The same email address Minasyan used for MobPoint's domain registration appeared in a January job posting. He sought a writer for promotional blog content related to Clickbank affiliate products, but the position went unfilled.
MobPoint itself offers no actual products for sale. Members pay for access to marketing tools. These tools function only as long as membership dues are paid; they become inaccessible if a member stops paying.
These tools serve one purpose: recruiting. SpotPoint lets members locate available positions within the compensation plan. MobPoint HotSpot allows members to buy raffle tickets for a chance to win those positions. A virtual assistant automates the process, letting members purchase new positions as needed.
MobPoint's business model centers on selling positions to individuals expected to recruit more members, not on offering tangible products or services.

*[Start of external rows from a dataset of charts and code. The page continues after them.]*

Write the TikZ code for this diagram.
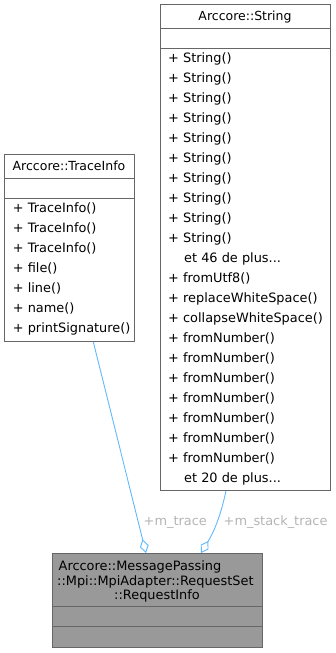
\documentclass[tikz,border=0pt]{standalone}
\usepackage{fontspec}
\setmainfont{DejaVu Sans}
\usetikzlibrary{arrows.meta,calc}
\definecolor{boxline}{HTML}{666666}
\definecolor{edgeblue}{HTML}{63B8FF}
\definecolor{labelgrey}{HTML}{B4B4B4}
\definecolor{classfill}{HTML}{999999}
\tikzset{
  classbox/.style={draw=boxline, line width=0.9pt, inner sep=0pt, anchor=north west},
  sepline/.style={draw=boxline, line width=0.9pt},
  member/.style={anchor=base west, inner sep=0pt, font=\fontsize{12.9}{14}\selectfont},
  title/.style={anchor=base, inner sep=0pt, font=\fontsize{12.5}{14}\selectfont},
  edgelabel/.style={anchor=base west, inner sep=0pt, text=labelgrey, font=\fontsize{12.9}{14}\selectfont},
  assoc/.style={draw=edgeblue, line width=0.9pt,
    -{Diamond[open, length=14pt, width=9pt, line width=0.9pt]}},
}
\begin{document}
\begin{tikzpicture}[x=1pt,y=-1pt]
\useasboundingbox (0,0) rectangle (335,653);

% Arccore::String
\node[classbox, fill=white, minimum width=170pt, minimum height=486pt] (str) at (160,4) {};
\draw[sepline] (160,28) -- (330,28);
\draw[sepline] (160,48) -- (330,48);
\node[title] (strt) at (245,20.7) {Arccore::String};
\foreach \i in {0,...,9}{
  \node[member] (strm\i) at (168,62+20*\i) {+ String()};
}
\node[member] (strx1) at (184,262) {et 46 de plus...};
\node[member] (strm10) at (168,282) {+ fromUtf8()};
\node[member] (strm11) at (168,302) {+ replaceWhiteSpace()};
\node[member] (strm12) at (168,322) {+ collapseWhiteSpace()};
\foreach \i in {0,...,6}{
  \node[member] (strn\i) at (168,342+20*\i) {+ fromNumber()};
}
\node[member] (strx2) at (184,482) {et 20 de plus...};

% Arccore::TraceInfo
\node[classbox, fill=white, minimum width=130pt, minimum height=187pt] (ti) at (4,154) {};
\draw[sepline] (4,178) -- (134,178);
\draw[sepline] (4,198) -- (134,198);
\node[title] (tit) at (69,170.7) {Arccore::TraceInfo};
\node[member] (tim0) at (12.7,212) {+ TraceInfo()};
\node[member] (tim1) at (12.7,232) {+ TraceInfo()};
\node[member] (tim2) at (12.7,252) {+ TraceInfo()};
\node[member] (tim3) at (12.7,272) {+ file()};
\node[member] (tim4) at (12.7,292) {+ line()};
\node[member] (tim5) at (12.7,312) {+ name()};
\node[member] (tim6) at (12.7,332) {+ printSignature()};

% Arccore::MessagePassing::Mpi::MpiAdapter::RequestSet::RequestInfo
\node[classbox, fill=classfill, minimum width=210pt, minimum height=94pt] (ri) at (52,553) {};
\draw[sepline] (52,606) -- (262,606);
\draw[sepline] (52,626) -- (262,626);
\node[member] (rit1) at (58.5,570.7) {Arccore::MessagePassing};
\node[member] (rit2) at (57,585) {::Mpi::MpiAdapter::RequestSet};
\node[anchor=base, inner sep=0pt, font=\fontsize{12.9}{14}\selectfont] (rit3) at (157,599.3) {::RequestInfo};

% associations
\coordinate (tiout) at ($(ti.south west)+(89.3,0)$);
\coordinate (riin1) at ($(ri.north west)+(94,0)$);
\coordinate (strout) at ($(str.south west)+(66,0)$);
\coordinate (riin2) at ($(ri.north west)+(149,0)$);
\draw[assoc] (tiout) -- (riin1);
\draw[assoc] (strout) .. controls (221,514) and (215,530) .. (riin2);
\node[edgelabel] (l1) at (143.5,525) {+m\_trace};
\node[edgelabel] (l2) at (223.5,525) {+m\_stack\_trace};
\end{tikzpicture}
\end{document}
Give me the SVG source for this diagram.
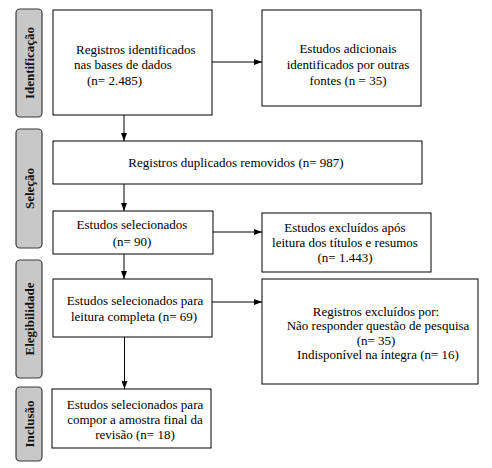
<svg xmlns="http://www.w3.org/2000/svg" width="492" height="468" viewBox="0 0 492 468">
<style>
.box{fill:#fff;stroke:#000;stroke-width:1}
.lab{fill:#c8c8c8;stroke:#3a3a3a;stroke-width:1.2}
.t{font-size:13px;fill:#000}
.c{text-anchor:middle}
.lt{font-size:13px;font-weight:bold;fill:#111;text-anchor:middle}
.con{stroke:#000;stroke-width:1;fill:none;marker-end:url(#ah)}
</style>
<defs>
<marker id="ah" viewBox="0 0 8 6" refX="8" refY="3" markerWidth="8" markerHeight="6" markerUnits="userSpaceOnUse" orient="auto">
<path d="M0,0 L8,3 L0,6 z" fill="#000"/>
</marker>
</defs>
<rect width="492" height="468" fill="#fff"/>
<g font-family="'Liberation Serif', 'DejaVu Serif', serif">
<g id="stages">
<g id="lab-identificacao"><rect class="lab" x="16" y="9" width="26" height="108" rx="4"/><text class="lt" transform="translate(33.5,63) rotate(-90)">Identificação</text></g>
<g id="lab-selecao"><rect class="lab" x="16" y="129" width="26" height="119" rx="4"/><text class="lt" transform="translate(33.5,188.5) rotate(-90)">Seleção</text></g>
<g id="lab-elegibilidade"><rect class="lab" x="16" y="260" width="26" height="118" rx="4"/><text class="lt" transform="translate(33.5,319) rotate(-90)">Elegibilidade</text></g>
<g id="lab-inclusao"><rect class="lab" x="16" y="387" width="26" height="74" rx="4"/><text class="lt" transform="translate(33.5,424) rotate(-90)">Inclusão</text></g>
</g>
<g id="connectors">
<line class="con" x1="212" y1="62" x2="262" y2="62"/>
<line class="con" x1="124" y1="115" x2="124" y2="141"/>
<line class="con" x1="124" y1="184" x2="124" y2="211"/>
<line class="con" x1="213" y1="232" x2="262" y2="232"/>
<line class="con" x1="124" y1="254" x2="124" y2="279"/>
<line class="con" x1="212" y1="302" x2="262" y2="302"/>
<line class="con" x1="124.5" y1="337" x2="124.5" y2="389"/>
</g>
<g id="n1"><rect class="box" x="53" y="10" width="159" height="105"/>
<text class="t" x="76" y="54">Registros identificados</text>
<text class="t" x="74" y="69">nas bases de dados</text>
<text class="t" x="87" y="85">(n= 2.485)</text></g>
<g id="n2"><rect class="box" x="262" y="10" width="159" height="96"/>
<text class="t c" x="348" y="53">Estudos adicionais</text>
<text class="t c" x="348" y="69">identificados por outras</text>
<text class="t c" x="348" y="85">fontes (n = 35)</text></g>
<g id="n3"><rect class="box" x="53" y="141" width="369" height="43"/>
<text class="t c" x="236" y="167">Registros duplicados removidos (n= 987)</text></g>
<g id="n4"><rect class="box" x="53" y="211" width="160" height="43"/>
<text class="t c" x="132" y="229">Estudos selecionados</text>
<text class="t c" x="132" y="246">(n= 90)</text></g>
<g id="n5"><rect class="box" x="262" y="213" width="169" height="59"/>
<text class="t c" x="345" y="232">Estudos excluídos após</text>
<text class="t c" x="345" y="247">leitura dos títulos e resumos</text>
<text class="t c" x="345" y="262">(n= 1.443)</text></g>
<g id="n6"><rect class="box" x="53" y="279" width="159" height="58"/>
<text class="t c" x="135" y="305">Estudos selecionados para</text>
<text class="t c" x="134" y="321">leitura completa (n= 69)</text></g>
<g id="n7"><rect class="box" x="262" y="279" width="216" height="105"/>
<text class="t c" x="376" y="315.5">Registros excluídos por:</text>
<text class="t c" x="378" y="330">Não responder questão de pesquisa</text>
<text class="t c" x="376" y="344.5">(n= 35)</text>
<text class="t c" x="378" y="359">Indisponível na íntegra (n= 16)</text></g>
<g id="n8"><rect class="box" x="52" y="389" width="159" height="59"/>
<text class="t c" x="135" y="409">Estudos selecionados para</text>
<text class="t c" x="135" y="424">compor a amostra final da</text>
<text class="t c" x="135" y="439">revisão (n= 18)</text></g>
</g>
</svg>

The compensation structure layers two commission systems, both dependent entirely on recruitment. The unilevel commission places new recruits directly under an existing member, then their recruits under them, creating four levels of downlines. MobPoint pays 40 percent on level one membership fees, with 15 percent paid on levels two through four. Money flows upward as long as members in the downline continue to buy in.
The binary commission caps a member's first level at two positions, forming a left and right leg. These branch downward in pairs. MobPoint pays $3 per matched pair, capping payouts at 10 pairs per "head." Once a member reaches the 10-pair limit, they buy another head position from the company. There is no limit to how many heads a member can buy. After a head earns $240, the per-pair commission drops to $1.50.

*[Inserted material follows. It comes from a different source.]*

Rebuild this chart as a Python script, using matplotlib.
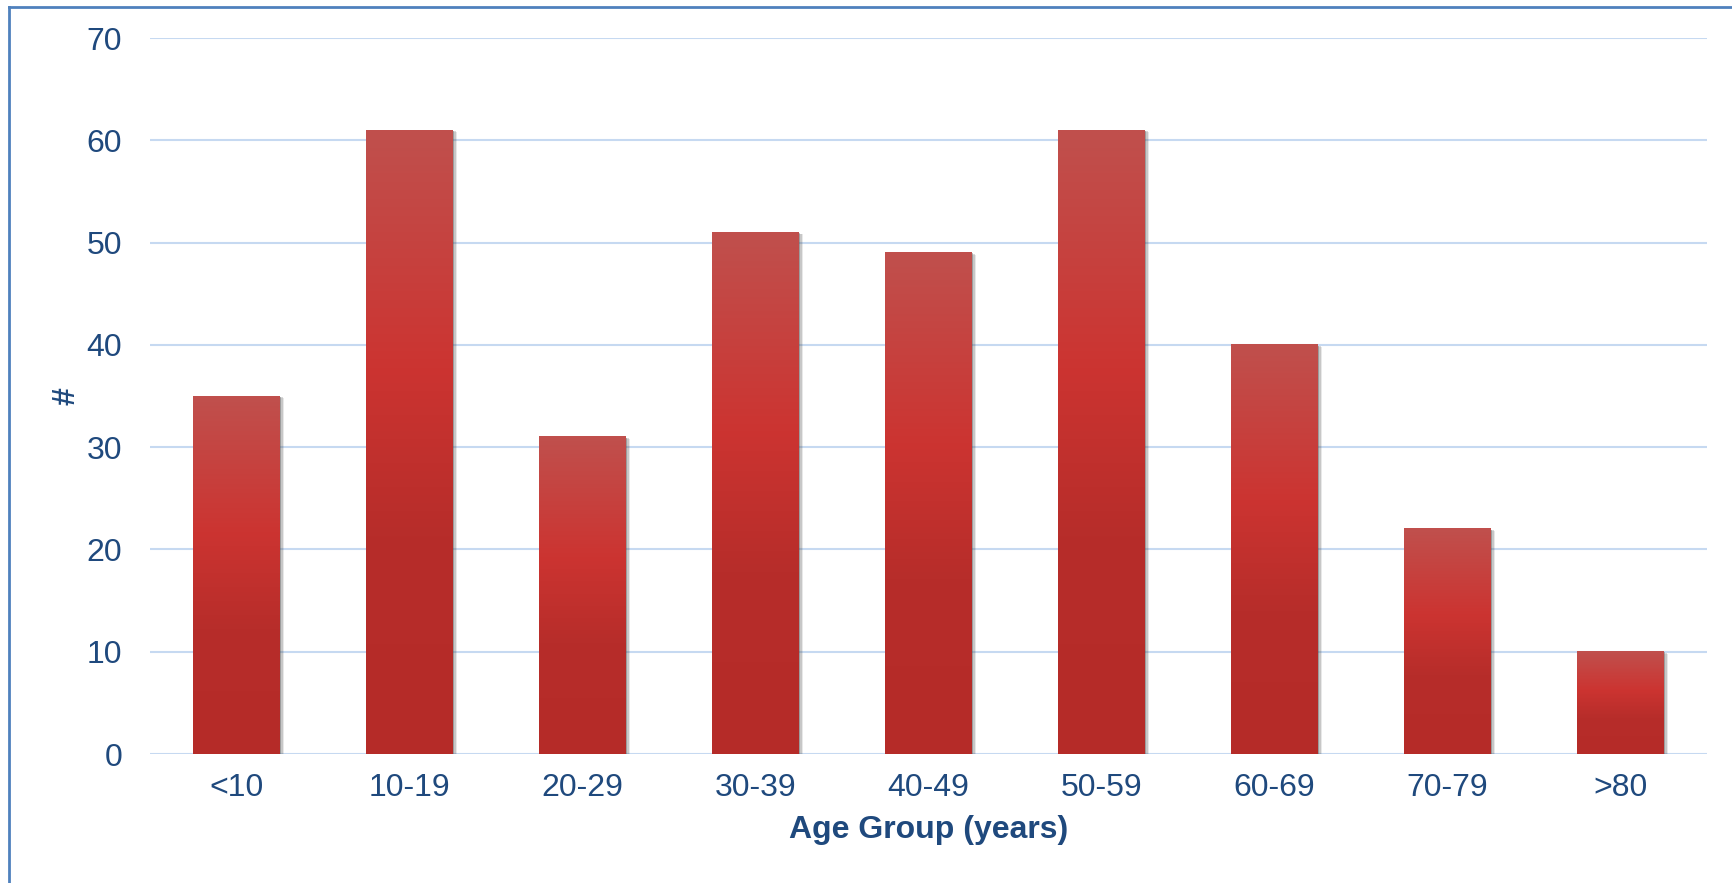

This structure concentrates money at the top. Early recruits benefit while later recruits struggle. The raffles for positions obscure the reality: participants pay for the chance to recruit others, not for a legitimate service or product.

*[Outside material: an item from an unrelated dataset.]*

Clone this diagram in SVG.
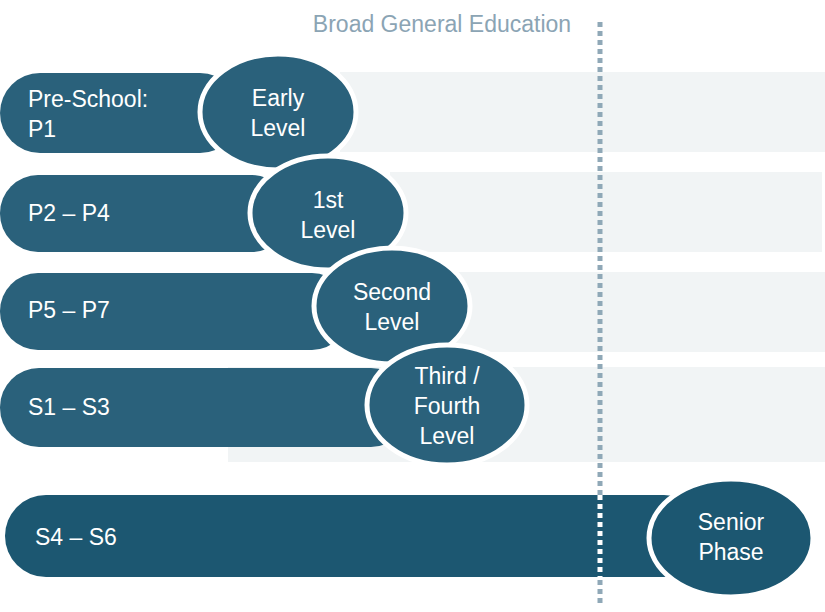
<svg xmlns="http://www.w3.org/2000/svg" width="825" height="612" viewBox="0 0 825 612">
<style>
.band{fill:#f1f4f5}
.pill{fill:#2a617b}
.ell{fill:#2a617b;stroke:#fff;stroke-width:5}
text{font-family:"Liberation Sans",Arial,sans-serif;font-size:23px;fill:#fff}
.c{text-anchor:middle}
</style>
<rect width="825" height="612" fill="#fff"/>
<g id="bands">
<rect class="band" x="340" y="72" width="485" height="80"/>
<rect class="band" x="390" y="172" width="432" height="80"/>
<rect class="band" x="455" y="272" width="370" height="80"/>
<rect class="band" x="228" y="367" width="597" height="95"/>
</g>
<g id="connectors">
<line x1="600" y1="22" x2="600" y2="606" stroke="#8fa8b7" stroke-width="5" stroke-dasharray="5,4"/>
</g>
<text x="442" y="32" class="c" style="fill:#8ba4b4">Broad General Education</text>
<g id="preschool"><rect class="pill" x="0" y="73" width="240" height="80" rx="40"/><text x="28" y="107">Pre-School:</text><text x="28" y="137">P1</text></g>
<g id="early"><ellipse class="ell" cx="278" cy="112" rx="78" ry="58"/><text class="c" x="278" y="106">Early</text><text class="c" x="278" y="136">Level</text></g>
<g id="p2p4"><rect class="pill" x="0" y="175" width="290" height="77" rx="38"/><text x="28" y="221">P2 – P4</text></g>
<g id="first"><ellipse class="ell" cx="328" cy="213" rx="78" ry="57"/><text class="c" x="328" y="208">1st</text><text class="c" x="328" y="238">Level</text></g>
<g id="p5p7"><rect class="pill" x="0" y="273" width="350" height="77" rx="38"/><text x="28" y="318">P5 – P7</text></g>
<g id="second"><ellipse class="ell" cx="392" cy="306" rx="78" ry="58"/><text class="c" x="392" y="300">Second</text><text class="c" x="392" y="330">Level</text></g>
<g id="s1s3"><rect class="pill" x="0" y="368" width="410" height="79" rx="39"/><text x="28" y="415">S1 – S3</text></g>
<g id="third"><ellipse class="ell" cx="447" cy="405" rx="80" ry="60"/><text class="c" x="447" y="384">Third /</text><text class="c" x="447" y="414">Fourth</text><text class="c" x="447" y="444">Level</text></g>
<g id="s4s6"><rect x="5" y="495" width="700" height="82" rx="41" fill="#1c5771"/><line x1="600" y1="495" x2="600" y2="577" stroke="#fff" stroke-width="5" stroke-dasharray="5,4"/><text x="35" y="545">S4 – S6</text></g>
<g id="senior"><ellipse class="ell" cx="731" cy="538" rx="82" ry="59" style="fill:#1c5771"/><text class="c" x="731" y="530">Senior</text><text class="c" x="731" y="560">Phase</text></g>
</svg>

Minasyan's past in affiliate marketing and his anonymity in MobPoint's operation invite scrutiny. Running a legitimate business usually involves transparency. A system where the only way to earn money is by recruiting new members, who must then recruit more, often leads to collapse as each new level finds recruitment increasingly difficult.
The majority of participants ultimately hold expensive access to marketing tools they cannot use profitably. Their positions in the compensation plan pay nothing because they fail to recruit at the exponential rate demanded by the system.